Key Experimental Results¶
Main Results¶
| Method | Steps | Latency | LPIPS BD-rate | DISTS BD-rate |
|---|---|---|---|---|
| StableCodec | 1 | 0.34s | -79.19% | -83.95% |
| ResULIC | 4 | 0.83s | -62.27% | -65.64% |
| OSCAR | 1 | 0.32s | -19.04% | -58.38% |
| DiT-IC | 1 | 0.15s | -83.65% | -87.88% |
Ablation Study¶
| Configuration | LPIPS | DISTS |
|---|---|---|
| Full | 0.00% | 0.00% |
| Train from scratch | +22.00% | +32.45% |
| Full finetuning | +7.95% | +8.05% |
Key Findings¶
- SOTA perceptual quality, and a decoding time of 0.15s, which is 80x faster than DiffEIC (12.4s).
- Capable of reconstructing 2048x2048 images on a 16GB laptop GPU.
- Pre-trained initialization is highly critical; training from scratch leads to a DISTS degradation of +32.45%.
- LoRA 32/64 outperforms full finetuning.
Highlights & Insights¶
- First to apply DiT to image compression, demonstrating the feasibility of operating in deep latent spaces.

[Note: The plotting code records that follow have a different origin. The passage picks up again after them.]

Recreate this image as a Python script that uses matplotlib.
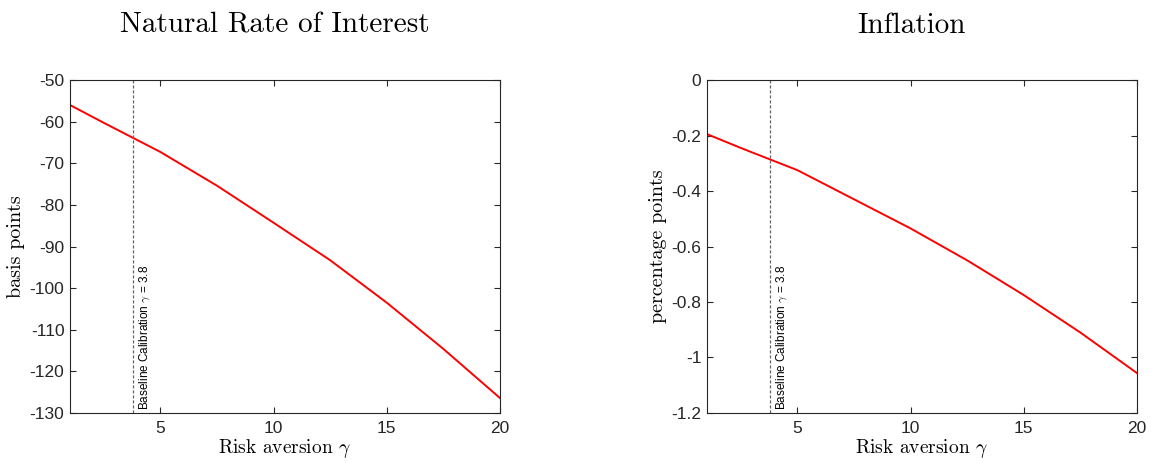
import matplotlib
matplotlib.use("Agg")
import matplotlib.pyplot as plt

# risk aversion grid
gamma = [1, 2.5, 5, 7.5, 10, 12.5, 15, 17.5, 20]

# natural rate of interest, basis points
rstar = [-56.0, -60.3, -67.3, -75.4, -84.3, -93.3, -103.5, -114.6, -126.4]

# inflation, percentage points
infl = [-0.195, -0.245, -0.325, -0.43, -0.535, -0.65, -0.775, -0.91, -1.056]

baseline = 3.8

titles = ["Natural Rate of Interest", "Inflation"]
ylabels = ["basis points", "percentage points"]
ylims = [(-130, -50), (-1.2, 0)]
yticks = [list(range(-130, -49, 10)), [-1.2, -1, -0.8, -0.6, -0.4, -0.2, 0]]
yticklabels = [None, ["-1.2", "-1", "-0.8", "-0.6", "-0.4", "-0.2", "0"]]

plt.rcParams["mathtext.fontset"] = "cm"
plt.rcParams["axes.unicode_minus"] = False
plt.rcParams["font.family"] = ["Liberation Sans", "DejaVu Sans"]

fig = plt.figure(figsize=(11.58, 4.63), dpi=100)
positions = [[0.0604, 0.108, 0.3713, 0.7192], [0.6105, 0.108, 0.3713, 0.7192]]

for i, ys in enumerate([rstar, infl]):
    ax = fig.add_axes(positions[i])
    ax.plot(gamma, ys, color="red", lw=1.4)
    # baseline calibration marker
    ax.axvline(baseline, color="#666666", lw=0.9, ls=(0, (2.5, 1.5)))
    ax.text(baseline + 0.15, ylims[i][0] + (ylims[i][1] - ylims[i][0]) * 0.008,
            r"Baseline Calibration $\gamma$ = 3.8", rotation=90,
            ha="left", va="bottom", fontsize=8.5)
    ax.set_xlim(1, 20)
    ax.set_ylim(*ylims[i])
    ax.set_xticks([5, 10, 15, 20])
    ax.set_yticks(yticks[i])
    if yticklabels[i] is not None:
        ax.set_yticklabels(yticklabels[i])
    ax.tick_params(direction="in", top=True, right=True, labelsize=12.5,
                   colors="#262626", length=4, width=0.8)
    ax.tick_params(axis="x", pad=6)
    ax.tick_params(axis="y", pad=4)
    for s in ax.spines.values():
        s.set_color("#262626")
        s.set_linewidth(0.8)
    ax.set_title(titles[i], family="cmr10", fontsize=21, pad=34, x=0.476)
    ax.set_xlabel(r"Risk aversion $\gamma$", family="cmr10", fontsize=14, labelpad=0.5)
    ax.set_ylabel(ylabels[i], family="cmr10", fontsize=14.5, labelpad=3)

fig.savefig("out.png", dpi=100)
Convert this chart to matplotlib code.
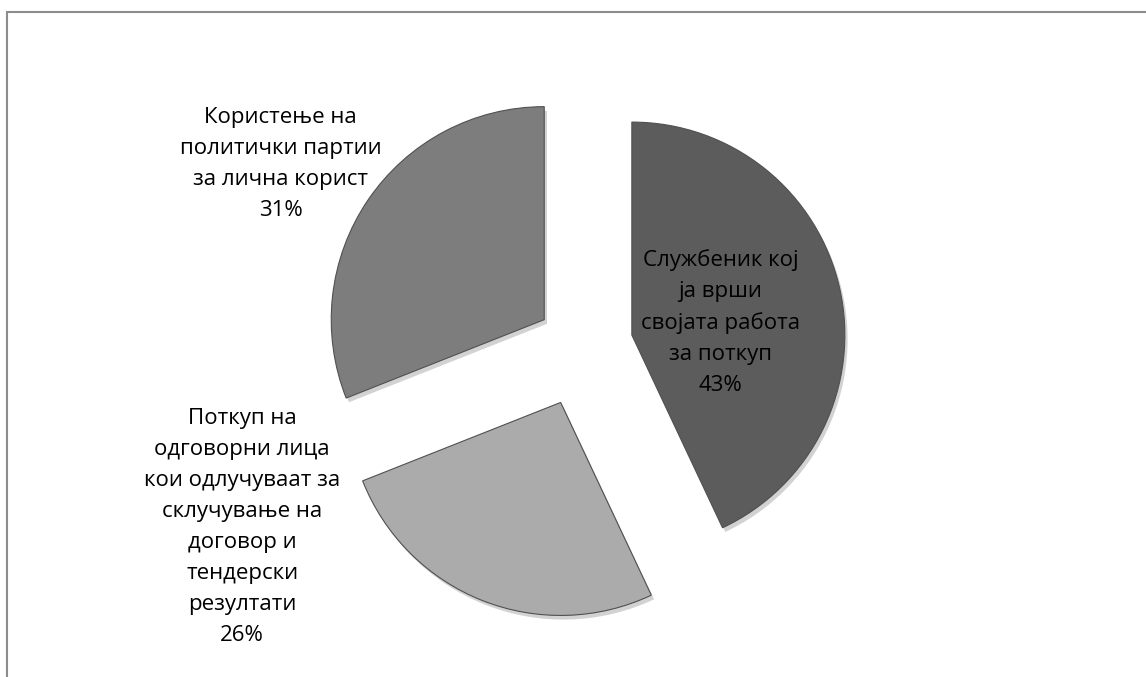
import matplotlib.pyplot as plt
import matplotlib.patheffects as pe
from matplotlib.patches import Rectangle

plt.rcParams['font.family'] = ['Open Sans', 'DejaVu Sans']

# share of answers per category
categories = [
    'Службеник кој\nја врши\nсвојата работа\nза поткуп',
    'Поткуп на\nодговорни лица\nкои одлучуваат за\nсклучување на\nдоговор и\nтендерски\nрезултати',
    'Користење на\nполитички партии\nза лична корист',
]
shares = [43, 26, 31]
colors = ['#5c5c5c', '#ababab', '#7d7d7d']
explode = [0.235, 0.285, 0.22]
label_pos = [(0.645, 0.11), (-1.60, -0.85), (-1.42, 0.855)]

W, H = 1146, 677
fig = plt.figure(figsize=(W / 100, H / 100), dpi=100)
ax = fig.add_axes([0, 0, 1, 1])

wedges, _ = ax.pie(shares, colors=colors, explode=explode, startangle=90,
                   counterclock=False,
                   wedgeprops=dict(edgecolor='#505050', linewidth=0.8))
for w in wedges:
    w.set_path_effects([
        pe.SimplePatchShadow(offset=(2, -3), shadow_rgbFace='#808080', alpha=0.35),
        pe.Normal(),
    ])

for cat, val, (x, y) in zip(categories, shares, label_pos):
    ax.text(x, y, f'{cat}\n{val}%', ha='center', va='center',
            fontsize=16, linespacing=1.62, color='black')

# 213 px per unit, pie centre at (583, 346) px from the top-left
s = 213.0
cx, cy = 583.0, 346.0
ax.set_xlim(-cx / s, (W - cx) / s)
ax.set_ylim(-(H - cy) / s, cy / s)
ax.set_aspect('auto')
ax.axis('off')

# chart frame (right and bottom sides fall outside the image)
fig.add_artist(Rectangle((7 / W, -0.1), 1.2, (H - 12) / H + 0.1,
                         transform=fig.transFigure, fill=False,
                         edgecolor='#8c8c8c', linewidth=1.5))

fig.savefig('out.png', dpi=100, facecolor='white')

- Three alignment mechanisms build upon one another progressively.
- One-step + deep latent space = extremely low latency and memory footprint.
Limitations & Future Work¶
- Insufficient information in latent variables at extremely low bitrates.
- The training data is limited to only 150K samples.
- Lack of comparison with concurrent works, such as OneDC.
Related Work & Insights¶
- StableCodec pioneered one-step diffusion compression but is limited by the U-Net architecture and cannot operate in deep latent spaces.
- SANA’s linear-attention DiT provides the architectural foundation for efficient diffusion; this work is the first to adapt it for compression tasks.
- ResULIC performs 4-step diffusion in a 32x latent space, whereas this work showcases that a single step can achieve better performance within the same space.
- The self-distillation approach (using the encoder itself as the target) is more elegant than distilling from external teachers and can be generalized to other reconstruction tasks.
- The feature alignment paradigm of VA-VAE inspired the self-distillation design in this work.
Rating¶
- Novelty: ⭐⭐⭐⭐ First to apply DiT to compression; each of the three alignment mechanisms has unique merits.
- Experimental Thoroughness: ⭐⭐⭐⭐ Three test datasets + multiple baselines + detailed ablations.
- Writing Quality: ⭐⭐⭐⭐ Clear architecture diagrams, with step-by-step ablation demonstrations.
- Value: ⭐⭐⭐⭐⭐ 30x speedup + SOTA quality = a critical step toward practical diffusion-based compression.